• _Data provided_:
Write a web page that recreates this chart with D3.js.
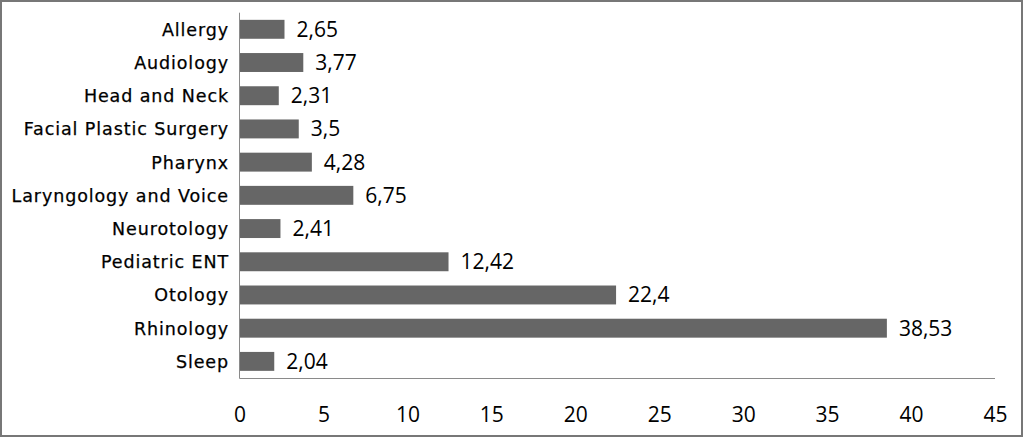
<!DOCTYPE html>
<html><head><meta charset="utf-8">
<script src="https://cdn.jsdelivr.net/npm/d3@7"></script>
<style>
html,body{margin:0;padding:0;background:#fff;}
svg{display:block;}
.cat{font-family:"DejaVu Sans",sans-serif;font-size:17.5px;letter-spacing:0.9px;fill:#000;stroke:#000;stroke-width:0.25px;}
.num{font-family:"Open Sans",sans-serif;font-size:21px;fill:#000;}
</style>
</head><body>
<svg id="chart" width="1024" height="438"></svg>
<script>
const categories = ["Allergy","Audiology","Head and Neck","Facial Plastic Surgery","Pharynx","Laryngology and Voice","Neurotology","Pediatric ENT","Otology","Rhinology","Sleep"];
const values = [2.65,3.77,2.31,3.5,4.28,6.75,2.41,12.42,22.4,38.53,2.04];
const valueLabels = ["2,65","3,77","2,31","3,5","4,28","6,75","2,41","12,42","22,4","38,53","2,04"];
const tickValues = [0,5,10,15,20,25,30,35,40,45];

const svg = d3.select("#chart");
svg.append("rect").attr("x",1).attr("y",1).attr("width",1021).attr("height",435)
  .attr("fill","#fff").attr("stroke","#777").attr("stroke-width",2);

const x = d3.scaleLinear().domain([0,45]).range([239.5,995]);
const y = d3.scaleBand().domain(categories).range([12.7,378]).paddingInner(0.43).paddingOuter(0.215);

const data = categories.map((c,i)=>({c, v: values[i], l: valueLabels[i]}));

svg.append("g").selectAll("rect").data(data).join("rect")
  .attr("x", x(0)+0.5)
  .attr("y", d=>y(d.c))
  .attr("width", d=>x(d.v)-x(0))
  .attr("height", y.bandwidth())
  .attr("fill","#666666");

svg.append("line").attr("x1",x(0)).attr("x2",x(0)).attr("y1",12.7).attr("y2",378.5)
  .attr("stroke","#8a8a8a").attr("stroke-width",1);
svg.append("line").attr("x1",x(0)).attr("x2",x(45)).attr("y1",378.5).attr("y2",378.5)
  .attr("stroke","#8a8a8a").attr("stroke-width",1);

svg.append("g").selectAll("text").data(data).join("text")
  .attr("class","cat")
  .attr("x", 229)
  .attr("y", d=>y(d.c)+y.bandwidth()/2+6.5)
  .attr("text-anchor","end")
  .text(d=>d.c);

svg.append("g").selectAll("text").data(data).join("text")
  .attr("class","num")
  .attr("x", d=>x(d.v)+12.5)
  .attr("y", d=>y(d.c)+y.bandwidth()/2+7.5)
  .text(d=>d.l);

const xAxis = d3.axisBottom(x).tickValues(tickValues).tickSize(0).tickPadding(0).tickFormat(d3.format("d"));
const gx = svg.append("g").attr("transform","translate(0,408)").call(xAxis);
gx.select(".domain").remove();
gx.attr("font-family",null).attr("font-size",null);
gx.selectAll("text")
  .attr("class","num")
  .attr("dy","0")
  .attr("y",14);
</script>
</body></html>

• _Aim_: Search the preceding listing for "chart" and extract every line where it is found.

• _Result below_:
Write a web page that recreates this chart with D3.js.
<svg id="chart" width="1024" height="438"></svg>
const svg = d3.select("#chart");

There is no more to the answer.